What to work on:
Exactly as written, write out the lines below from the first to the one containing "2160, 1070, 725, 470, 255, 188, 142, 94, 93]", inclusive. Pictures do not belong in the copy.

(Source data)
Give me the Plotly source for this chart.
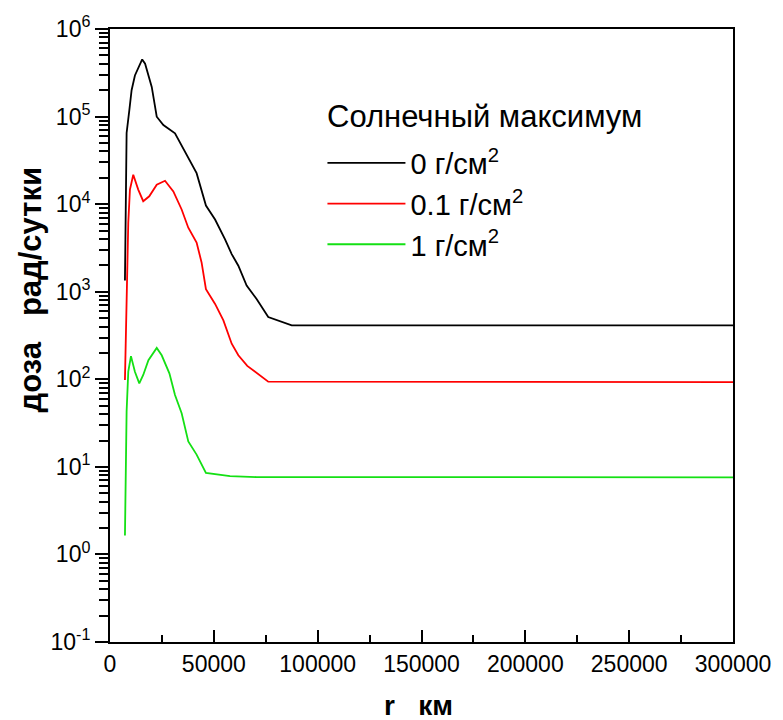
import plotly.graph_objects as go

# data (r in km, dose in rad/day)
r_black = [7200, 8000, 9300, 10400, 12000, 15500, 16900, 20100, 22500, 25700, 31300, 37700, 41700,
           46200, 50600, 55400, 58600, 61800, 65800, 70600, 76200, 87500, 300000]
d_black = [1340, 65000, 118000, 200000, 295000, 449000, 401000, 218000, 99600, 80000, 64400, 33500, 22600,
           9640, 6680, 3960, 2690, 1980, 1174, 826, 513, 413, 413]

r_red = [7200, 8800, 9600, 11200, 13600, 16000, 18900, 22500, 26500, 30500, 34500, 37700, 41700,
         44100, 46200, 50600, 54600, 58600, 61800, 66100, 76200, 300000]
d_red = [98, 6140, 14650, 21700, 14650, 10800, 12300, 16700, 18500, 14000, 8690, 5380, 3640,
         2160, 1070, 725, 470, 255, 188, 142, 94, 93]

r_green = [7200, 8000, 8800, 10100, 12000, 14100, 16000, 18500, 22500, 24900, 28600, 31300, 34500,
           37700, 41700, 46200, 57800, 70600, 300000]
d_green = [1.64, 42.8, 122, 184, 122, 89.8, 112, 165, 228, 188, 117, 66, 41,
           19.5, 13.8, 8.55, 7.85, 7.64, 7.6]

series_names = ["0 г/см<sup>2</sup>", "0.1 г/см<sup>2</sup>", "1 г/см<sup>2</sup>"]
series_colors = ["#000000", "#FF0000", "#14E014"]
legend_title = "Солнечный максимум"
x_title = "r\u00a0\u00a0\u00a0км"
y_title = "доза\u00a0\u00a0\u00a0рад/сутки"
x_tickvals = [0, 50000, 100000, 150000, 200000, 250000, 300000]
x_ticktext = ["0", "50000", "100000", "150000", "200000", "250000", "300000"]
x_minor_vals = [25000, 75000, 125000, 175000, 225000, 275000]
y_tickvals = [1e-1, 1e0, 1e1, 1e2, 1e3, 1e4, 1e5, 1e6]
y_ticktext = ["10<sup>-1</sup>", "10<sup>0</sup>", "10<sup>1</sup>", "10<sup>2</sup>",
              "10<sup>3</sup>", "10<sup>4</sup>", "10<sup>5</sup>", "10<sup>6</sup>"]

fig = go.Figure()
for xs, ys, name, col in zip([r_black, r_red, r_green], [d_black, d_red, d_green], series_names, series_colors):
    fig.add_trace(go.Scatter(x=xs, y=ys, mode="lines", name=name,
                             line=dict(color=col, width=1.8)))

font_family = "Arial, Liberation Sans, sans-serif"
fig.update_layout(
    width=783, height=720,
    margin=dict(l=110, r=50, t=25, b=78),
    paper_bgcolor="white", plot_bgcolor="white",
    font=dict(family=font_family, color="black"),
    showlegend=True,
    legend=dict(
        x=0.341, y=0.823, xanchor="left", yanchor="top",
        font=dict(size=29), bgcolor="rgba(0,0,0,0)", tracegroupgap=0,
        itemwidth=78,
    ),
    xaxis=dict(
        range=[0, 300000], showgrid=False, zeroline=False,
        showline=True, linecolor="black", linewidth=2, mirror=True,
        ticks="inside", ticklen=12, tickwidth=2, tickcolor="black",
        tickvals=x_tickvals, ticktext=x_ticktext,
        tickfont=dict(size=23),
        minor=dict(tickvals=x_minor_vals,
                   ticks="inside", ticklen=7, tickwidth=2, tickcolor="black"),
    ),
    yaxis=dict(
        type="log", range=[-1, 6], showgrid=False, zeroline=False,
        showline=True, linecolor="black", linewidth=2, mirror=True,
        ticks="outside", ticklen=13, tickwidth=2, tickcolor="black",
        tickvals=y_tickvals, ticktext=y_ticktext, tickfont=dict(size=23),
        minor=dict(dtick="D1", ticks="outside", ticklen=9, tickwidth=1.5, tickcolor="black"),
    ),
    annotations=[
        dict(text=legend_title, x=0.345, y=(642 - 113) / 617, xref="paper", yref="paper",
             xanchor="left", yanchor="middle", showarrow=False, font=dict(size=31)),
        dict(text="<b>" + x_title + "</b>", x=0.495, y=-0.104, xref="paper", yref="paper",
             xanchor="center", yanchor="middle", showarrow=False, font=dict(size=28)),
        dict(text="<b>" + y_title + "</b>", x=-0.127, y=0.575, xref="paper", yref="paper",
             xanchor="center", yanchor="middle", textangle=-90, showarrow=False, font=dict(size=31)),
    ],
)

fig.write_html("out.html")
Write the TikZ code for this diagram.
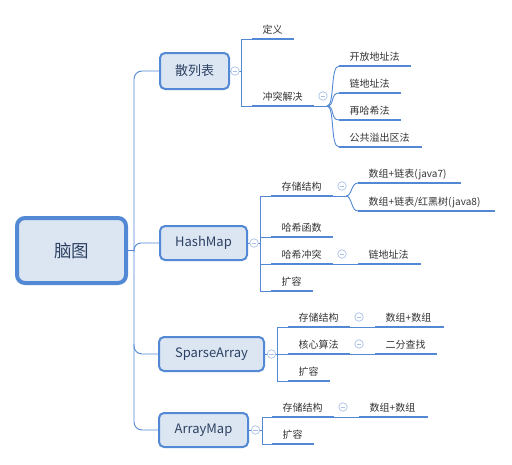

Exercise result:
Give me the Plotly source for this chart.
import plotly.graph_objects as go

# data (r in km, dose in rad/day)
r_black = [7200, 8000, 9300, 10400, 12000, 15500, 16900, 20100, 22500, 25700, 31300, 37700, 41700,
           46200, 50600, 55400, 58600, 61800, 65800, 70600, 76200, 87500, 300000]
d_black = [1340, 65000, 118000, 200000, 295000, 449000, 401000, 218000, 99600, 80000, 64400, 33500, 22600,
           9640, 6680, 3960, 2690, 1980, 1174, 826, 513, 413, 413]

r_red = [7200, 8800, 9600, 11200, 13600, 16000, 18900, 22500, 26500, 30500, 34500, 37700, 41700,
         44100, 46200, 50600, 54600, 58600, 61800, 66100, 76200, 300000]
d_red = [98, 6140, 14650, 21700, 14650, 10800, 12300, 16700, 18500, 14000, 8690, 5380, 3640,
         2160, 1070, 725, 470, 255, 188, 142, 94, 93]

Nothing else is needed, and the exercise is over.